◆ Supplied information ◆

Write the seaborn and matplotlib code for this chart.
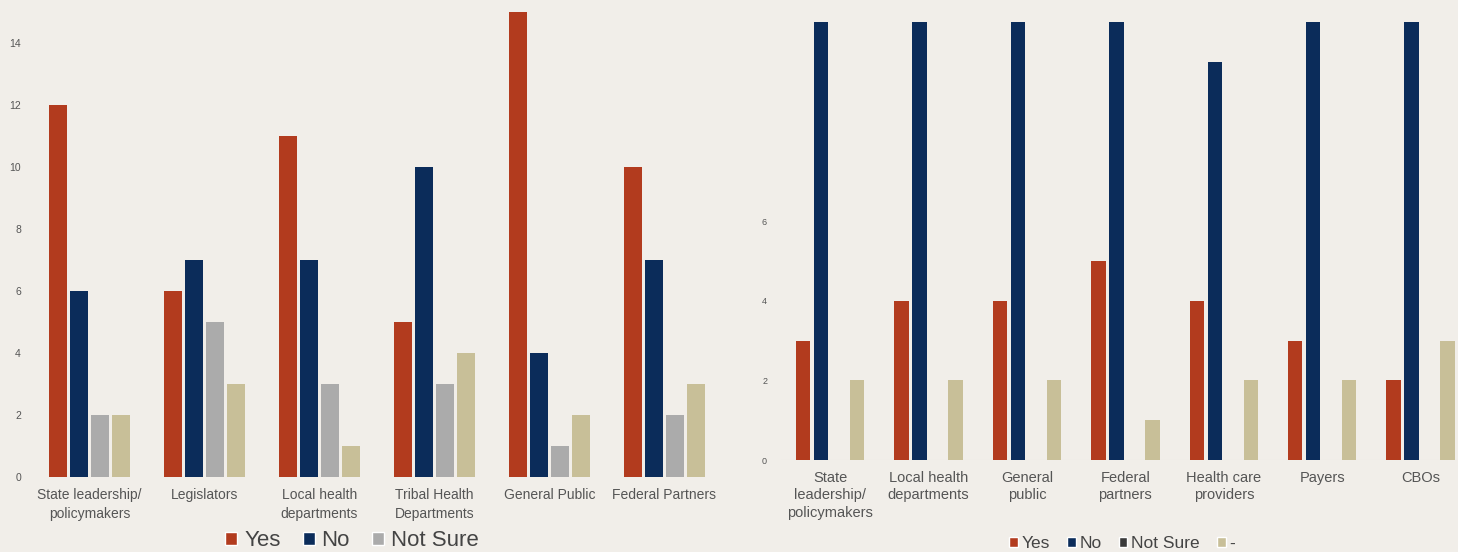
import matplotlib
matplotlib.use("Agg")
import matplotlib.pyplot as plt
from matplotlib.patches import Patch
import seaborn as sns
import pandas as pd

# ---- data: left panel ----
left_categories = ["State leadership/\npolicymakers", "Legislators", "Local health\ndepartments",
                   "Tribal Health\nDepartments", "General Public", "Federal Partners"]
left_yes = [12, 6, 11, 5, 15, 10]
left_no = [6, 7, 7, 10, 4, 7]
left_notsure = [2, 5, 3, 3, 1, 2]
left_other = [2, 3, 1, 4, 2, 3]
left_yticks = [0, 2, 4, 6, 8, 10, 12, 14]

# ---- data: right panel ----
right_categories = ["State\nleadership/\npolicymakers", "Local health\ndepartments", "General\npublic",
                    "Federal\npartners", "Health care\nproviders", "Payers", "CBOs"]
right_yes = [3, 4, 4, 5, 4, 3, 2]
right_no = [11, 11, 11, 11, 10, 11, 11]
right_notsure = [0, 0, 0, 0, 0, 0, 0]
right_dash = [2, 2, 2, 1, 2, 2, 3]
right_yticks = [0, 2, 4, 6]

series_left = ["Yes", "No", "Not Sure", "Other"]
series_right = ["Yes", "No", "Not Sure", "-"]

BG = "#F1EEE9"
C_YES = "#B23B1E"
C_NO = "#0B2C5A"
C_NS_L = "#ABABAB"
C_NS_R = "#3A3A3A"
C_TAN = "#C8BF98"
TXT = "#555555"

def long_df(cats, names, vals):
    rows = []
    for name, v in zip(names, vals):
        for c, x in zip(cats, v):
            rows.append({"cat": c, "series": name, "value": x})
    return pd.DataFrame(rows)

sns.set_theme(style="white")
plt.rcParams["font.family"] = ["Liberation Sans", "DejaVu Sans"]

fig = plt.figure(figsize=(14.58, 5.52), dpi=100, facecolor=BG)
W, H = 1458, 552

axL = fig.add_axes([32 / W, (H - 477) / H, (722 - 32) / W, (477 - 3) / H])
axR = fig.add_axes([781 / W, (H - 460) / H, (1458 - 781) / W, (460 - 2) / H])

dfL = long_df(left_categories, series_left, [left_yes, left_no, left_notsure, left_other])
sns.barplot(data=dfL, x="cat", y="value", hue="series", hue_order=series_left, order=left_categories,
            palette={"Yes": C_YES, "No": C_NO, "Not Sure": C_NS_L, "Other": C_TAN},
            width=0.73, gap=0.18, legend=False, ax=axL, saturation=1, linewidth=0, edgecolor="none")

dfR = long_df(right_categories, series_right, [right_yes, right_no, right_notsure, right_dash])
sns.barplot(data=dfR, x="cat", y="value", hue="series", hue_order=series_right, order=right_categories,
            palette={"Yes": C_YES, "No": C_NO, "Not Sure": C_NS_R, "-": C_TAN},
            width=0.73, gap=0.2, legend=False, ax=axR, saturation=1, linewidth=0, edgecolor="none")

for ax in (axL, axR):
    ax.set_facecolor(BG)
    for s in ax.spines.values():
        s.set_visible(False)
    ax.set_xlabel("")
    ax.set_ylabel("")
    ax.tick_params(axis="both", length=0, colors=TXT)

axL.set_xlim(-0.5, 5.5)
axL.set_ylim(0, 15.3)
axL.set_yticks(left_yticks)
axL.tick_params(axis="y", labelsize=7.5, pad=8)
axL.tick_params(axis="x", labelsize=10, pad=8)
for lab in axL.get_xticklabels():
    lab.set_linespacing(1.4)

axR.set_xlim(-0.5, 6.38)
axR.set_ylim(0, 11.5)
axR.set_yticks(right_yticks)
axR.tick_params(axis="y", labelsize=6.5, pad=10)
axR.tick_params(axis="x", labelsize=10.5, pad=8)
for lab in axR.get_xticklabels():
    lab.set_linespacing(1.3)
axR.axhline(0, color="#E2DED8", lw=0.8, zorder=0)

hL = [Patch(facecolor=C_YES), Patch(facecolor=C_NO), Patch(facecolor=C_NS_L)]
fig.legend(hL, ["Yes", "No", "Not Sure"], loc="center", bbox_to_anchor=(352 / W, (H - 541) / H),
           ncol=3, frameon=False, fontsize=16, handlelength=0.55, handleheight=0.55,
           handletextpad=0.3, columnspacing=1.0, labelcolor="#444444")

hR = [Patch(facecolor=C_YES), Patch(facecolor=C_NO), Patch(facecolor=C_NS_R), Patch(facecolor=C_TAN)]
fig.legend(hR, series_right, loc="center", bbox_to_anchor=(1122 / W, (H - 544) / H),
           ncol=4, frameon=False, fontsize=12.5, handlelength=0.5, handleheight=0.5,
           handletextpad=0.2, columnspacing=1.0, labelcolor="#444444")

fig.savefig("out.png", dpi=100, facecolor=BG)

◆ Short exercise ◆
Return the material word for word. Pictures are not part of the copy.

◆ Written reply ◆
Write the seaborn and matplotlib code for this chart.
import matplotlib
matplotlib.use("Agg")
import matplotlib.pyplot as plt
from matplotlib.patches import Patch
import seaborn as sns
import pandas as pd

# ---- data: left panel ----
left_categories = ["State leadership/\npolicymakers", "Legislators", "Local health\ndepartments",
                   "Tribal Health\nDepartments", "General Public", "Federal Partners"]
left_yes = [12, 6, 11, 5, 15, 10]
left_no = [6, 7, 7, 10, 4, 7]
left_notsure = [2, 5, 3, 3, 1, 2]
left_other = [2, 3, 1, 4, 2, 3]
left_yticks = [0, 2, 4, 6, 8, 10, 12, 14]

# ---- data: right panel ----
right_categories = ["State\nleadership/\npolicymakers", "Local health\ndepartments", "General\npublic",
                    "Federal\npartners", "Health care\nproviders", "Payers", "CBOs"]
right_yes = [3, 4, 4, 5, 4, 3, 2]
right_no = [11, 11, 11, 11, 10, 11, 11]
right_notsure = [0, 0, 0, 0, 0, 0, 0]
right_dash = [2, 2, 2, 1, 2, 2, 3]
right_yticks = [0, 2, 4, 6]

series_left = ["Yes", "No", "Not Sure", "Other"]
series_right = ["Yes", "No", "Not Sure", "-"]

BG = "#F1EEE9"
C_YES = "#B23B1E"
C_NO = "#0B2C5A"
C_NS_L = "#ABABAB"
C_NS_R = "#3A3A3A"
C_TAN = "#C8BF98"
TXT = "#555555"

def long_df(cats, names, vals):
    rows = []
    for name, v in zip(names, vals):
        for c, x in zip(cats, v):
            rows.append({"cat": c, "series": name, "value": x})
    return pd.DataFrame(rows)

sns.set_theme(style="white")
plt.rcParams["font.family"] = ["Liberation Sans", "DejaVu Sans"]

fig = plt.figure(figsize=(14.58, 5.52), dpi=100, facecolor=BG)
W, H = 1458, 552

axL = fig.add_axes([32 / W, (H - 477) / H, (722 - 32) / W, (477 - 3) / H])
axR = fig.add_axes([781 / W, (H - 460) / H, (1458 - 781) / W, (460 - 2) / H])

dfL = long_df(left_categories, series_left, [left_yes, left_no, left_notsure, left_other])
sns.barplot(data=dfL, x="cat", y="value", hue="series", hue_order=series_left, order=left_categories,
            palette={"Yes": C_YES, "No": C_NO, "Not Sure": C_NS_L, "Other": C_TAN},
            width=0.73, gap=0.18, legend=False, ax=axL, saturation=1, linewidth=0, edgecolor="none")

dfR = long_df(right_categories, series_right, [right_yes, right_no, right_notsure, right_dash])
sns.barplot(data=dfR, x="cat", y="value", hue="series", hue_order=series_right, order=right_categories,
            palette={"Yes": C_YES, "No": C_NO, "Not Sure": C_NS_R, "-": C_TAN},
            width=0.73, gap=0.2, legend=False, ax=axR, saturation=1, linewidth=0, edgecolor="none")

for ax in (axL, axR):
    ax.set_facecolor(BG)
    for s in ax.spines.values():
        s.set_visible(False)
    ax.set_xlabel("")
    ax.set_ylabel("")
    ax.tick_params(axis="both", length=0, colors=TXT)

axL.set_xlim(-0.5, 5.5)
axL.set_ylim(0, 15.3)
axL.set_yticks(left_yticks)
axL.tick_params(axis="y", labelsize=7.5, pad=8)
axL.tick_params(axis="x", labelsize=10, pad=8)
for lab in axL.get_xticklabels():
    lab.set_linespacing(1.4)

axR.set_xlim(-0.5, 6.38)
axR.set_ylim(0, 11.5)
axR.set_yticks(right_yticks)
axR.tick_params(axis="y", labelsize=6.5, pad=10)
axR.tick_params(axis="x", labelsize=10.5, pad=8)
for lab in axR.get_xticklabels():
    lab.set_linespacing(1.3)
axR.axhline(0, color="#E2DED8", lw=0.8, zorder=0)

hL = [Patch(facecolor=C_YES), Patch(facecolor=C_NO), Patch(facecolor=C_NS_L)]
fig.legend(hL, ["Yes", "No", "Not Sure"], loc="center", bbox_to_anchor=(352 / W, (H - 541) / H),
           ncol=3, frameon=False, fontsize=16, handlelength=0.55, handleheight=0.55,
           handletextpad=0.3, columnspacing=1.0, labelcolor="#444444")

hR = [Patch(facecolor=C_YES), Patch(facecolor=C_NO), Patch(facecolor=C_NS_R), Patch(facecolor=C_TAN)]
fig.legend(hR, series_right, loc="center", bbox_to_anchor=(1122 / W, (H - 544) / H),
           ncol=4, frameon=False, fontsize=12.5, handlelength=0.5, handleheight=0.5,
           handletextpad=0.2, columnspacing=1.0, labelcolor="#444444")

fig.savefig("out.png", dpi=100, facecolor=BG)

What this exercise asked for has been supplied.